The next fall I would graduate and leave the Cafe. The restaurant would eventually bankrupt and close up shop. And the following February, the #3 would be killed in a last turn crash at Daytona as team mate Michael Waltrip would drive on to win. I would occasionally watch the standings or to see who won the race that weekend. But not until this past Saturday would I give NASCAR more than a fleeting glance.
My husband is a huge NASCAR, Jeff Gordon fan and he convinced me to go to a race. Talladega of all races. And everything I ever saw or felt at the Nashville NASCAR Cafe came rushing back. Flags of every known size, shape and color flew over RVs, trucks, camping spots, and grills. People of all walks of life sported t-shirts of drivers, cars, racing teams, or they just sported their tatoos. Merchandise trailers were set up behind the track and my daughter hammereded away on a tool box at the Home Depot trailer (where's snotty girl dating Tony Stewart now?). We waited in line to get free t-shirts after signing up to win a million dollars in the unlikely event Bobby Labonte won. And we watched taped NASCAR races in the air-conditioned HDTV expo to see how much better the screen quality was.

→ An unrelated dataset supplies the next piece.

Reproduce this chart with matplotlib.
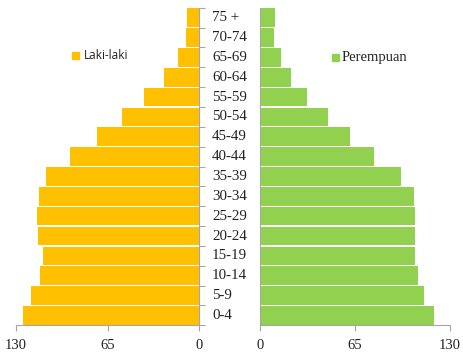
import matplotlib
matplotlib.use("Agg")
import matplotlib.pyplot as plt
from matplotlib.patches import Rectangle

categories = ["0-4", "5-9", "10-14", "15-19", "20-24", "25-29", "30-34", "35-39",
              "40-44", "45-49", "50-54", "55-59", "60-64", "65-69", "70-74", "75 +"]
laki = [124.9, 119.2, 113.0, 110.9, 114.6, 115.4, 113.7, 108.7,
        92.0, 72.8, 54.9, 39.1, 25.1, 15.4, 9.8, 9.1]
perempuan = [119.3, 112.7, 108.3, 106.3, 105.9, 106.5, 105.4, 96.6,
             78.3, 61.4, 46.3, 32.1, 21.1, 14.4, 9.6, 9.9]
xticks = [0, 65, 130]

W, H = 464, 354
fig = plt.figure(figsize=(W / 100, H / 100), dpi=100)

serif = ["Liberation Serif", "DejaVu Serif"]
sans = ["Open Sans", "DejaVu Sans"]
yellow = "#FFC000"
green = "#92D050"
grey = "#A6A6A6"

top_px, bot_px = 7.8, 325.3
def ax_rect(x0, x1):
    return [x0 / W, 1 - bot_px / H, (x1 - x0) / W, (bot_px - top_px) / H]

y = list(range(len(categories)))

axL = fig.add_axes(ax_rect(16, 199.5))
axL.barh(y, laki, height=0.94, color=yellow, edgecolor="none")
axL.set_xlim(130, 0)
axL.set_ylim(-0.5, len(categories) - 0.5)
axR = fig.add_axes(ax_rect(260.3, 449.7))
axR.barh(y, perempuan, height=0.94, color=green, edgecolor="none")
axR.set_xlim(0, 130)
axR.set_ylim(-0.5, len(categories) - 0.5)

for ax in (axL, axR):
    for s in ax.spines.values():
        s.set_visible(False)
    ax.spines["bottom"].set_visible(True)
    ax.spines["bottom"].set_color(grey)
    ax.spines["bottom"].set_linewidth(0.8)
    ax.set_xticks(xticks)
    ax.set_xticklabels([str(v) for v in xticks], fontfamily=serif, fontsize=10.5,
                       color="#222222")
    ax.tick_params(axis="x", length=4, color=grey, pad=6)

axL.spines["right"].set_visible(True)
axL.spines["right"].set_color(grey)
axL.spines["right"].set_linewidth(0.8)
axL.yaxis.tick_right()
axL.set_yticks([i - 0.5 for i in range(len(categories) + 1)])
axL.set_yticklabels([])
axL.tick_params(axis="y", length=4, color=grey, direction="out")

axR.spines["left"].set_visible(True)
axR.spines["left"].set_color(grey)
axR.spines["left"].set_linewidth(0.8)
axR.set_yticks([])

for i, c in enumerate(categories):
    axL.annotate(c, xy=(1.0, i), xycoords=("axes fraction", "data"),
                 xytext=(212 - 199.5, 0), textcoords="offset pixels",
                 ha="left", va="center", fontfamily=serif, fontsize=10.8, color="#222222")

# legends
fig.patches.append(Rectangle((72 / W, 1 - 59 / H), 7 / W, 7 / H, color=yellow,
                             transform=fig.transFigure, figure=fig))
fig.text(84 / W, 1 - 55.5 / H, "Laki-laki", fontfamily=sans, fontsize=8.5,
         va="center", ha="left", color="#222222")
fig.patches.append(Rectangle((332 / W, 1 - 60.5 / H), 7 / W, 7 / H, color=green,
                             transform=fig.transFigure, figure=fig))
fig.text(342 / W, 1 - 57 / H, "Perempuan", fontfamily=serif, fontsize=10.5,
         va="center", ha="left", color="#222222")

fig.savefig("out.png", dpi=100, facecolor="white")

Once in the track, I drank sweet tea and sat next to two tan, no shirt men drinking buckets of beer. From our vantage point I could see Kurt Busch's pit crew. The sun blazed and the gas stank. Roaring and screeching of engines and tires just about blew my hearing. But watching, in person, 43 stock cars fly single file, three wide, around the turns and into the pits was indescribable. Jr blew out an engine after leading 30-something laps. John Andretti lagged 25 laps down but kept pushing. Juan Pablo Montoya finished a respectable 15th as he raced for Rookie of the Year. And teammates Jeff Gordon and Jimmie Johnson led one lap...the last one. Gordon pulled ahead and won. My husband threw fists in the air and yelled. My first-grader jumped and down and screamed. Victory. Now the NASCAR episode in my life was over!